──────── Given material ────────

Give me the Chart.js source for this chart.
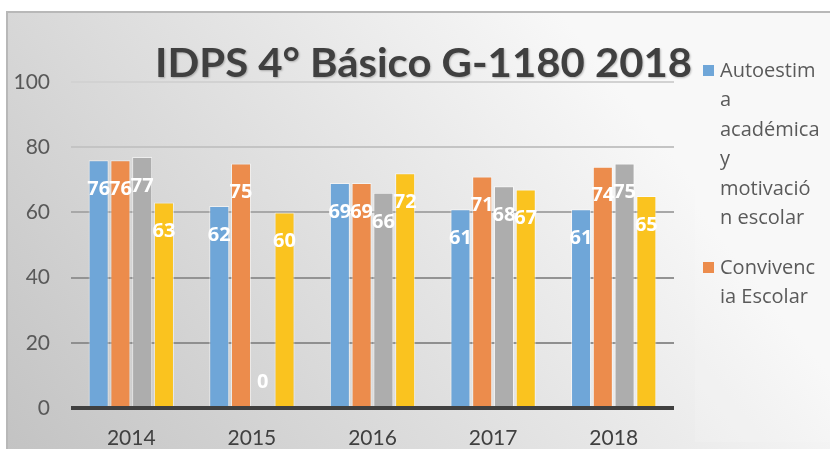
<!DOCTYPE html>
<html>
<head>
<meta charset="utf-8">
<script src="https://cdn.jsdelivr.net/npm/chart.js@4"></script>
<style>
  html, body { margin: 0; padding: 0; background: #fff; }
  #wrap { width: 830px; height: 449px; }
</style>
</head>
<body>
<div id="wrap"><canvas id="idpsChart" width="830" height="449"></canvas></div>
<script>
const years = ["2014", "2015", "2016", "2017", "2018"];
const autoestima = [76, 62, 69, 61, 61];
const convivencia = [76, 75, 69, 71, 74];
const participacion = [77, 0, 66, 68, 75];
const habitos = [63, 60, 72, 67, 65];
const yTicks = [0, 20, 40, 60, 80, 100];
const chartTitle = "IDPS 4° Básico G-1180 2018";
// legend text as wrapped in the original (only the first two items fit)
const legendLines = [
  ["Autoestim", "a", "académica", "y", "motivació", "n escolar"],
  ["Convivenc", "ia Escolar"],
];

const colors = ["#6fa6d8", "#ec8c4c", "#adadad", "#fac31f"];

// gradient background, frame and legend panel
const backgroundPlugin = {
  id: "bg",
  beforeDraw(chart) {
    const ctx = chart.ctx;
    ctx.save();
    ctx.fillStyle = "#ffffff";
    ctx.fillRect(0, 0, chart.width, chart.height);
    const g = ctx.createLinearGradient(7, 449, 560, 12);
    g.addColorStop(0, "#c3c3c3");
    g.addColorStop(1, "#f8f8f8");
    ctx.fillStyle = g;
    ctx.fillRect(7, 12, chart.width - 7, chart.height - 12);
    ctx.strokeStyle = "#b8b8b8";
    ctx.lineWidth = 2;
    ctx.beginPath();
    ctx.moveTo(7, chart.height);
    ctx.lineTo(7, 12);
    ctx.lineTo(chart.width, 12);
    ctx.stroke();
    // legend panel
    ctx.fillStyle = "rgba(255,255,255,0.12)";
    ctx.fillRect(695, 52, chart.width - 695, 390);
    ctx.restore();
  },
};

// white value labels inside the bars
const valueLabels = {
  id: "valueLabels",
  afterDatasetsDraw(chart) {
    const ctx = chart.ctx;
    ctx.save();
    ctx.font = "bold 20px 'Open Sans'";
    ctx.fillStyle = "#ffffff";
    ctx.textAlign = "center";
    ctx.textBaseline = "middle";
    chart.data.datasets.forEach((ds, i) => {
      chart.getDatasetMeta(i).data.forEach((bar, j) => {
        const y = Math.min(bar.y + 29, bar.base - 26);
        ctx.fillText(ds.data[j], bar.x, y);
      });
    });
    ctx.restore();
  },
};

// big title overlapping the top of the plot, and the wrapped legend
const titleAndLegend = {
  id: "titleAndLegend",
  afterDraw(chart) {
    const ctx = chart.ctx;
    ctx.save();
    ctx.font = "bold 40px Lato";
    const w = ctx.measureText(chartTitle).width;
    const sx = 537 / w;
    ctx.translate(155, 77);
    ctx.scale(sx, 1);
    ctx.textBaseline = "alphabetic";
    ctx.shadowColor = "rgba(0,0,0,0.25)";
    ctx.shadowOffsetX = 1;
    ctx.shadowOffsetY = 1;
    ctx.shadowBlur = 2;
    ctx.fillStyle = "#404040";
    ctx.fillText(chartTitle, 0, 0);
    ctx.restore();

    ctx.save();
    ctx.font = "20px 'Open Sans'";
    ctx.textBaseline = "middle";
    let y = 71;
    legendLines.forEach((lines, i) => {
      ctx.fillStyle = colors[i];
      ctx.fillRect(703, y - 6, 11, 11);
      ctx.fillStyle = "#5a5a5a";
      lines.forEach((t) => {
        ctx.fillText(t, 720, y);
        y += 29.5;
      });
      y += 20;
    });
    ctx.restore();
  },
};

const gridColors = { 0: "#404040", 20: "#8f8f8f", 40: "#939393", 60: "#a8a8a8", 80: "#c4c4c4", 100: "#d2d2d2" };

new Chart(document.getElementById("idpsChart"), {
  type: "bar",
  data: {
    labels: years,
    datasets: [
      { label: "Autoestima académica y motivación escolar", data: autoestima, backgroundColor: colors[0] },
      { label: "Convivencia Escolar", data: convivencia, backgroundColor: colors[1] },
      { label: "Participación y formación ciudadana", data: participacion, backgroundColor: colors[2] },
      { label: "Hábitos de vida saludable", data: habitos, backgroundColor: colors[3] },
    ].map((d) => ({
      ...d,
      borderColor: "rgba(255,255,255,0.55)",
      borderWidth: 1,
      categoryPercentage: 0.722,
      barPercentage: 0.92,
    })),
  },
  options: {
    responsive: false,
    animation: false,
    layout: { padding: { top: 82, right: 156, left: 0, bottom: 0 } },
    plugins: {
      legend: { display: false },
      title: { display: false },
      tooltip: { enabled: false },
    },
    scales: {
      x: {
        grid: { display: false, drawTicks: false },
        border: { display: false },
        ticks: { font: { family: "Lato", size: 21 }, color: "#404040", padding: 18 },
        afterFit(scale) { scale.height = 41; },
      },
      y: {
        min: 0,
        max: 100,
        afterBuildTicks(scale) { scale.ticks = yTicks.map((v) => ({ value: v })); },
        grid: {
          drawTicks: false,
          color: (c) => gridColors[c.tick.value] || "#aaaaaa",
          lineWidth: (c) => (c.tick.value === 0 ? 4 : 2),
        },
        border: { display: false },
        ticks: { font: { family: "Lato", size: 21 }, color: "#595959", padding: 21 },
        afterFit(scale) { scale.width = 71; },
      },
    },
  },
  plugins: [backgroundPlugin, valueLabels, titleAndLegend],
});
</script>
</body>
</html>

────────

Objective:
Quote the data above in full, leaving out the pictures it holds.

Solution to the exercise:
Give me the Chart.js source for this chart.
<!DOCTYPE html>
<html>
<head>
<meta charset="utf-8">
<script src="https://cdn.jsdelivr.net/npm/chart.js@4"></script>
<style>
  html, body { margin: 0; padding: 0; background: #fff; }
  #wrap { width: 830px; height: 449px; }
</style>
</head>
<body>
<div id="wrap"><canvas id="idpsChart" width="830" height="449"></canvas></div>
<script>
const years = ["2014", "2015", "2016", "2017", "2018"];
const autoestima = [76, 62, 69, 61, 61];
const convivencia = [76, 75, 69, 71, 74];
const participacion = [77, 0, 66, 68, 75];
const habitos = [63, 60, 72, 67, 65];
const yTicks = [0, 20, 40, 60, 80, 100];
const chartTitle = "IDPS 4° Básico G-1180 2018";
// legend text as wrapped in the original (only the first two items fit)
const legendLines = [
  ["Autoestim", "a", "académica", "y", "motivació", "n escolar"],
  ["Convivenc", "ia Escolar"],
];

const colors = ["#6fa6d8", "#ec8c4c", "#adadad", "#fac31f"];

// gradient background, frame and legend panel
const backgroundPlugin = {
  id: "bg",
  beforeDraw(chart) {
    const ctx = chart.ctx;
    ctx.save();
    ctx.fillStyle = "#ffffff";
    ctx.fillRect(0, 0, chart.width, chart.height);
    const g = ctx.createLinearGradient(7, 449, 560, 12);
    g.addColorStop(0, "#c3c3c3");
    g.addColorStop(1, "#f8f8f8");
    ctx.fillStyle = g;
    ctx.fillRect(7, 12, chart.width - 7, chart.height - 12);
    ctx.strokeStyle = "#b8b8b8";
    ctx.lineWidth = 2;
    ctx.beginPath();
    ctx.moveTo(7, chart.height);
    ctx.lineTo(7, 12);
    ctx.lineTo(chart.width, 12);
    ctx.stroke();
    // legend panel
    ctx.fillStyle = "rgba(255,255,255,0.12)";
    ctx.fillRect(695, 52, chart.width - 695, 390);
    ctx.restore();
  },
};

// white value labels inside the bars
const valueLabels = {
  id: "valueLabels",
  afterDatasetsDraw(chart) {
    const ctx = chart.ctx;
    ctx.save();
    ctx.font = "bold 20px 'Open Sans'";
    ctx.fillStyle = "#ffffff";
    ctx.textAlign = "center";
    ctx.textBaseline = "middle";
    chart.data.datasets.forEach((ds, i) => {
      chart.getDatasetMeta(i).data.forEach((bar, j) => {
        const y = Math.min(bar.y + 29, bar.base - 26);
        ctx.fillText(ds.data[j], bar.x, y);
      });
    });
    ctx.restore();
  },
};

// big title overlapping the top of the plot, and the wrapped legend
const titleAndLegend = {
  id: "titleAndLegend",
  afterDraw(chart) {
    const ctx = chart.ctx;
    ctx.save();
    ctx.font = "bold 40px Lato";
    const w = ctx.measureText(chartTitle).width;
    const sx = 537 / w;
    ctx.translate(155, 77);
    ctx.scale(sx, 1);
    ctx.textBaseline = "alphabetic";
    ctx.shadowColor = "rgba(0,0,0,0.25)";
    ctx.shadowOffsetX = 1;
    ctx.shadowOffsetY = 1;
    ctx.shadowBlur = 2;
    ctx.fillStyle = "#404040";
    ctx.fillText(chartTitle, 0, 0);
    ctx.restore();

    ctx.save();
    ctx.font = "20px 'Open Sans'";
    ctx.textBaseline = "middle";
    let y = 71;
    legendLines.forEach((lines, i) => {
      ctx.fillStyle = colors[i];
      ctx.fillRect(703, y - 6, 11, 11);
      ctx.fillStyle = "#5a5a5a";
      lines.forEach((t) => {
        ctx.fillText(t, 720, y);
        y += 29.5;
      });
      y += 20;
    });
    ctx.restore();
  },
};

const gridColors = { 0: "#404040", 20: "#8f8f8f", 40: "#939393", 60: "#a8a8a8", 80: "#c4c4c4", 100: "#d2d2d2" };

new Chart(document.getElementById("idpsChart"), {
  type: "bar",
  data: {
    labels: years,
    datasets: [
      { label: "Autoestima académica y motivación escolar", data: autoestima, backgroundColor: colors[0] },
      { label: "Convivencia Escolar", data: convivencia, backgroundColor: colors[1] },
      { label: "Participación y formación ciudadana", data: participacion, backgroundColor: colors[2] },
      { label: "Hábitos de vida saludable", data: habitos, backgroundColor: colors[3] },
    ].map((d) => ({
      ...d,
      borderColor: "rgba(255,255,255,0.55)",
      borderWidth: 1,
      categoryPercentage: 0.722,
      barPercentage: 0.92,
    })),
  },
  options: {
    responsive: false,
    animation: false,
    layout: { padding: { top: 82, right: 156, left: 0, bottom: 0 } },
    plugins: {
      legend: { display: false },
      title: { display: false },
      tooltip: { enabled: false },
    },
    scales: {
      x: {
        grid: { display: false, drawTicks: false },
        border: { display: false },
        ticks: { font: { family: "Lato", size: 21 }, color: "#404040", padding: 18 },
        afterFit(scale) { scale.height = 41; },
      },
      y: {
        min: 0,
        max: 100,
        afterBuildTicks(scale) { scale.ticks = yTicks.map((v) => ({ value: v })); },
        grid: {
          drawTicks: false,
          color: (c) => gridColors[c.tick.value] || "#aaaaaa",
          lineWidth: (c) => (c.tick.value === 0 ? 4 : 2),
        },
        border: { display: false },
        ticks: { font: { family: "Lato", size: 21 }, color: "#595959", padding: 21 },
        afterFit(scale) { scale.width = 71; },
      },
    },
  },
  plugins: [backgroundPlugin, valueLabels, titleAndLegend],
});
</script>
</body>
</html>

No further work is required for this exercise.